Es interesante la temática de casa sección. Por ejemplo en “Eliminación de oraciones” trabajás con la memoria política del país: cómo cada línea que se borra de alguna manera vuelve al pasado más ingenuo.

—Para entrar a la universidad teníamos que saber “eliminar oraciones”. Después, creo que en 1995, quitaron esos ejercicios de la prueba, quizás se dieron cuenta de que estaban relacionados directamente con la censura y por eso los “censuraron”. Mi impresión general sobre ese tiempo es que te borraban los detalles, que la información era sometida a reducciones extremas, hasta llegar a su reducción final en el silencio.
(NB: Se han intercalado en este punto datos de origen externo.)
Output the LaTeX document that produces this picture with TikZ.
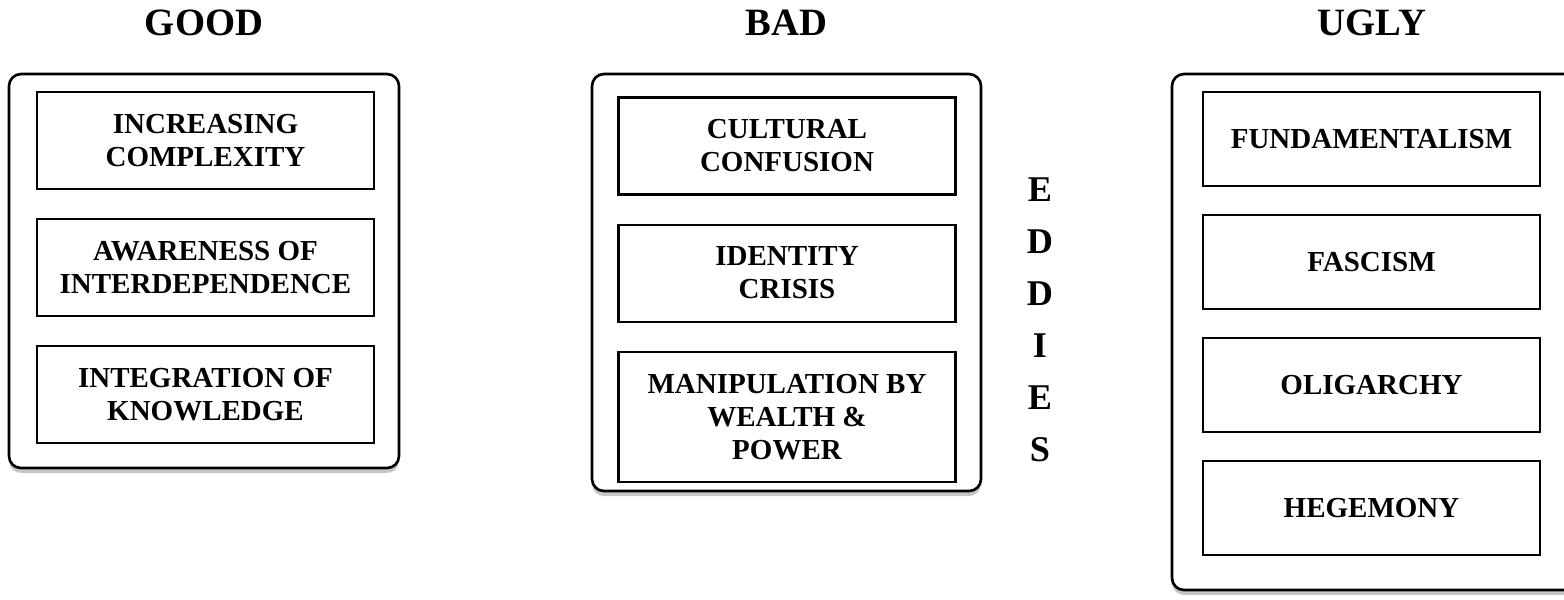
\documentclass[tikz,border=0pt]{standalone}
\usepackage{fontspec}
\setmainfont{Liberation Serif}
\usetikzlibrary{
	positioning,
	shadows
}
\tikzset{
	group box/.style={
		draw,
		line width=0.75pt,
		rounded corners=0.12cm,
		fill=white,
		drop shadow={shadow xshift=0cm, shadow yshift=-0.05cm, opacity=0.45},
		inner sep=0pt
	},
	item box/.style={
		draw,
		line width=0.6pt,
		fill=white,
		minimum width=3.37cm,
		minimum height=0.97cm,
		inner sep=0pt,
		align=center,
		font=\fontsize{8.25}{9.4}\selectfont\bfseries
	},
	group title/.style={
		font=\fontsize{11}{13}\selectfont\bfseries
	}
}

\begin{document}
\begin{tikzpicture}[node distance=0.28cm]
	\useasboundingbox (0,0) rectangle (15.64,-5.99);
	\clip (0,0) rectangle (15.64,-5.99);
	%%%% GOOD
	\node[group title] (goodtitle) at (2.04,-0.23) {GOOD};
	\node[group box, minimum width=3.90cm, minimum height=3.94cm] (good) at (2.04,-2.71) {};
	\node[item box] (complexity) at (2.055,-1.405) {INCREASING\\COMPLEXITY};
	\node[item box, below=of complexity] (interdependence) {AWARENESS OF\\INTERDEPENDENCE};
	\node[item box, below=of interdependence] (knowledge) {INTEGRATION OF\\KNOWLEDGE};
	%%%% BAD
	\node[group title] (badtitle) at (7.865,-0.23) {BAD};
	\node[group box, minimum width=3.89cm, minimum height=4.17cm] (bad) at (7.865,-2.825) {};
	\node[item box] (confusion) at (7.87,-1.46) {CULTURAL\\CONFUSION};
	\node[item box, below=of confusion] (identity) {IDENTITY\\CRISIS};
	\node[item box, below=of identity, minimum height=1.30cm] (manipulation) {MANIPULATION BY\\WEALTH \&\\POWER};
	%%%% EDDIES
	\node[align=center, font=\fontsize{10.3}{14.8}\selectfont\bfseries] (eddies) at (10.40,-3.20) {E\\D\\D\\I\\E\\S};
	%%%% UGLY
	\node[group title] (uglytitle) at (13.72,-0.23) {UGLY};
	\node[group box, minimum width=4.10cm, minimum height=5.16cm] (ugly) at (13.77,-3.32) {};
	\begin{scope}[node distance=0.27cm, item box/.append style={minimum height=0.94cm}]
		\node[item box] (fundamentalism) at (13.715,-1.39) {FUNDAMENTALISM};
		\node[item box, below=of fundamentalism] (fascism) {FASCISM};
		\node[item box, below=of fascism] (oligarchy) {OLIGARCHY};
		\node[item box, below=of oligarchy] (hegemony) {HEGEMONY};
	\end{scope}
\end{tikzpicture}
\end{document}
Hay una sección dedicada al “plan de redacción” y otra a “comprensión de lectura”. ¿Tenés un plan de redacción cuando escribís una novela?

—La idea de un “plan de redacción” es la negación misma de la literatura, del estilo. Aún se enseña a fijar la escritura, a ordenar los textos en determinadas direcciones. Para mí la literatura siempre estuvo ligada al desorden. Empezar por el final, rehabilitar las digresiones, las fallas, enfrentar el deseo de simultaneidad, de multiplicidad. En Facsímil está la pregunta sobre cómo esas estructuras te marcan: la ilusión de una respuesta única y correcta, la retórica de las opciones, de los distractores, de lo verdadero y lo falso, ese juego complejo y rudo, profundamente ideológico, de exclusiones e inclusiones. Y esa dimensión facsimilar de la experiencia. Los hijos como fotocopias de los padres. Y esos hijos luego convertidos en padres supuestamente menos conservadores y autoritarios, pero que igual ponen palos de escoba a los árboles para que crezcan derechos. O que se refugian en su condición de hijos y se van de la casa de los papás a los cuarenta y cinco. O que entraron a la universidad y se quedaron ahí para siempre, sumidos en sus melancólicos postgrados, reproduciendo poderosas teorías ajenas hasta convertirlas en letra muerta. Me interesan esas vidas. Esas soledades, esas contradicciones, esas tensiones.